Кто знает себя в смертном страхе? Кто посмеет судить другого в этом страхе? Не то скверно, что Тургенев испугался до потери сознания, а то, что он потом лгал так бессовестно.

«— Когда вы, Тургенев, перестанете быть Хлестаковым? Это возмутительно… Стыдно и больно мне за вас! — упрекал его Белинский» (Головачева-Панаева).

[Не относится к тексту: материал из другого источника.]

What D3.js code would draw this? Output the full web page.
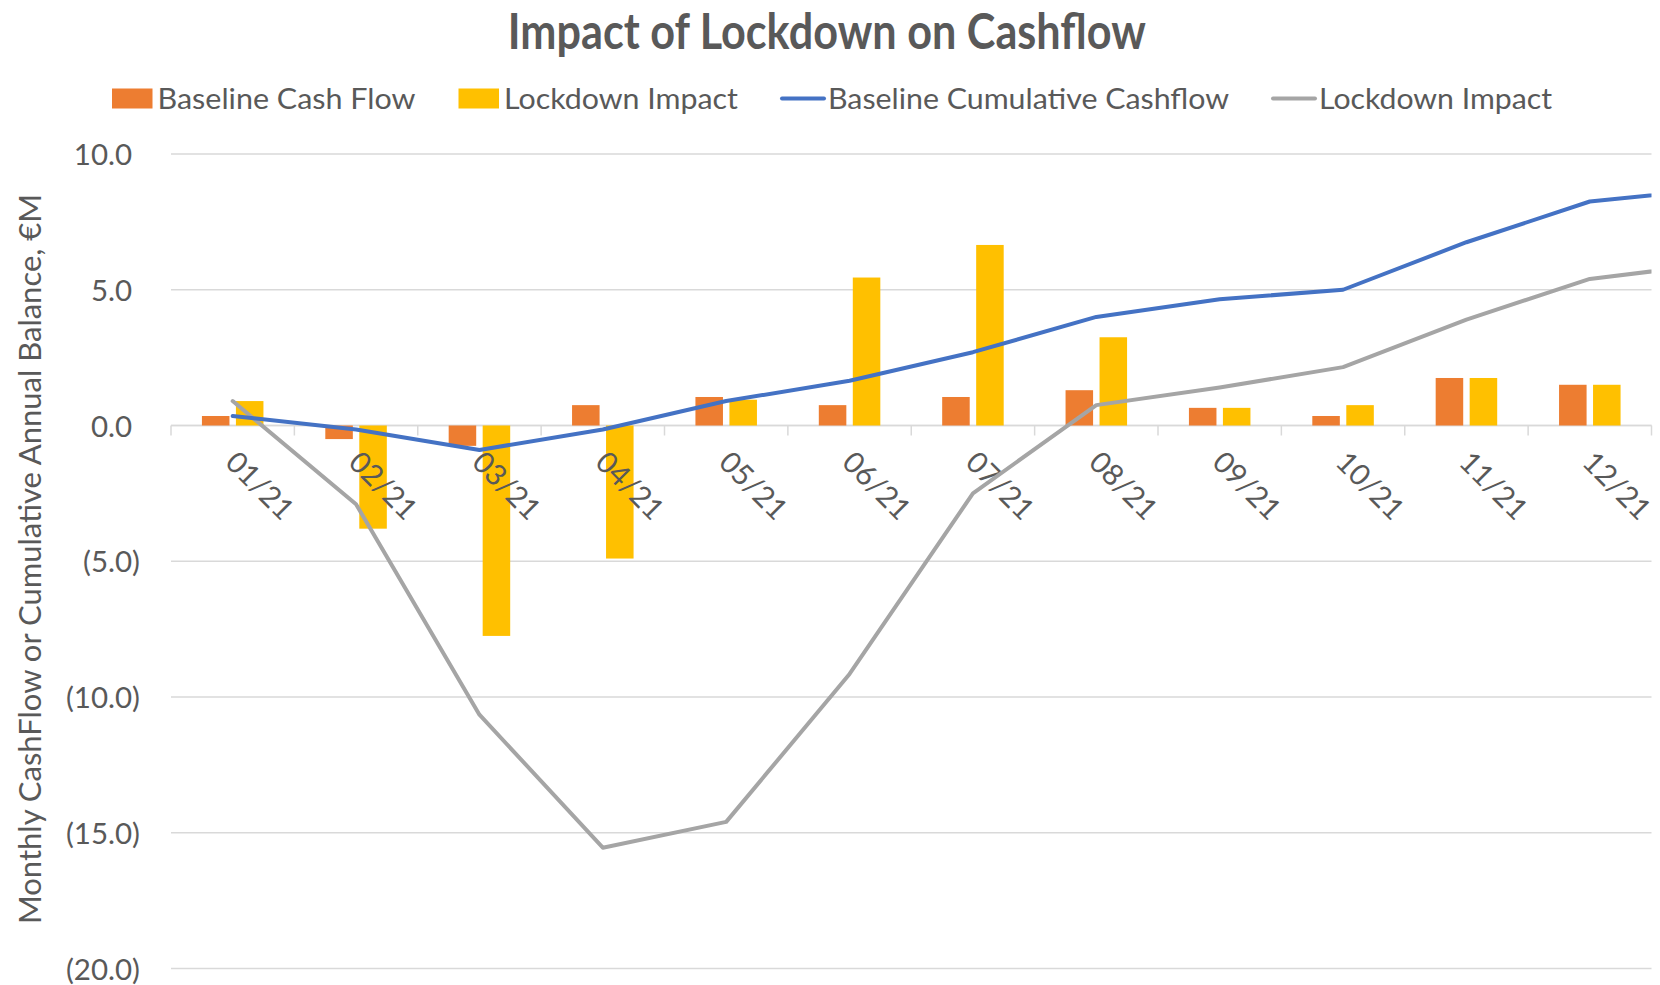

Не лучше история с «Фетисткою», дворовою девушкою, горничной одной из дальних родственниц Тургенева. Влюбившись в эту девушку до того, что, как потом сам признавался, «готов был броситься к ее ногам и покрыть ее башмаки поцелуями», он выторговал ее у хозяйки за 700 рублей (цена неимоверная — девки продавались тогда рублей по 25, 30 и не шли далее 50), сделал ее своей возлюбленной, а когда она ему наскучила, выдал ее за маленького петербургского чиновника. Но через двенадцать лет Фетистка тайком от мужа пробралась в Спасское, чтоб только «посмотреть на своего барина». Он поиграл с ней, а она отдала ему свою душу. Тогда же, после свидания с ней, Тургенев писал своему другу И. И. Маслову:

«Отъезжав от меня в 53 г., она была беременна, и у ней в Москве родился сын Иван, которого она отдала в воспитательный дом. Я имею достаточные причины предполагать, что этот сын не от меня; однако с уверенностью ручаться за это не могу. Он, пожалуй, может быть мое произведение. Иван попал в деревню к мужику, которому был отдан на прокормление… Голова у этой Феоктисты слабая… Если этот Иван жив и отыщется, то я б готов был поместить его в ремесленную школу — и платить за него… Муж ни о чем не знает — вернее, он очень смирный и порядочный человек».